An RTX 2060 or RX 5700-class card is a useful reference point for an existing machine, but it is not necessarily what we would buy for a new one. Choose a newer mid-range GPU with at least 8 GB VRAM where the budget permits. Moving to 1440p or 4K increases GPU demand sharply, while dense traffic and scenery continue to tax the CPU.
If your computer falls below this level, the older simulator may be another option. Our comparison of Train Simulator Classic and Train Sim World explains the engine, content and hardware differences, including the older title's own CPU limitations.
Can a laptop or integrated graphics run Train Sim World?
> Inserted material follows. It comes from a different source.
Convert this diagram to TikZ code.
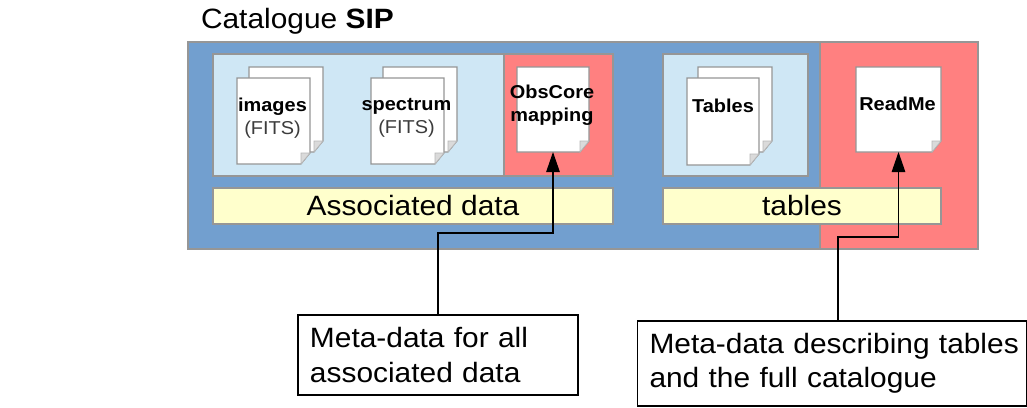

A gaming laptop can run Train Sim World well, but most integrated graphics remain below the simulator's intended dedicated-GPU tier.
Laptop GPU names do not guarantee desktop-level performance. Power limits and cooling can make two laptops carrying the same graphics label perform differently. Play with mains power connected, select the dedicated GPU in Windows graphics settings and use the laptop's performance mode where available.
A stronger modern integrated GPU may start the simulator at reduced resolution and low settings, but we would not buy an integrated-graphics machine specifically for Train Sim World. Shared system memory also makes 16 GB of RAM especially important. Thin laptops can lose performance after heating up, so persistent slowdowns after several minutes often point to thermal or power throttling rather than an in-game setting.
Why does Train Sim World stutter despite meeting the requirements?
Stuttering on a qualifying PC is usually caused by storage streaming, limited memory, VRAM pressure or a CPU bottleneck rather than one simple lack of graphics power.
- Confirm the dedicated GPU is active. This is the first check on laptops and desktops with processor-integrated graphics.
- Separate a GPU limit from a CPU limit. Lower the resolution or resolution scale substantially. A clear improvement points towards the GPU; little change usually indicates the CPU, memory or asset streaming.
- Watch memory use. With only 8 GB installed, Windows can begin paging to disk when browsers, launchers and overlays are open. Closing them helps, but 16 GB is the lasting fix.
- Install the simulator and routes on an SSD. This shortens loading and can reduce asset-streaming pauses, although it will not cure low frame rates caused by the processor or graphics card.
- Reduce the setting that matches the bottleneck. Lower resolution scale, anti-aliasing and effects for a GPU limit; reduce view distance, shadows and scenery detail when the processor is struggling.
- Test consistently. Use the same route, service, weather and camera position after each change. Changing several settings or routes at once makes the result meaningless.
A brief spell of hitching after a graphics-driver update or on first visiting new scenery may be shader-related. Repeated stutters in the same busy locations are more likely to be CPU, memory or streaming limits. Total CPU utilisation can look modest while one heavily loaded core is holding back the simulation.
How much storage does Train Sim World really need?
Plan storage around your route collection, not just the base game's quoted requirement.
Each installed route and locomotive package adds to the total, and updates may need temporary working space. An SSD with 100 GB free is a reasonable starting allocation for the simulator and several routes, but a large add-on collection can exceed it. Keep tens of gigabytes unoccupied so Windows and the game can update without repeatedly moving files.
An SSD mainly improves loading and data streaming; it does not replace a faster CPU or GPU. If choosing upgrades, move from 8 to 16 GB RAM when the system is paging, replace a hard drive when loading or streaming is the problem, and upgrade the GPU when reducing resolution produces a substantial performance gain.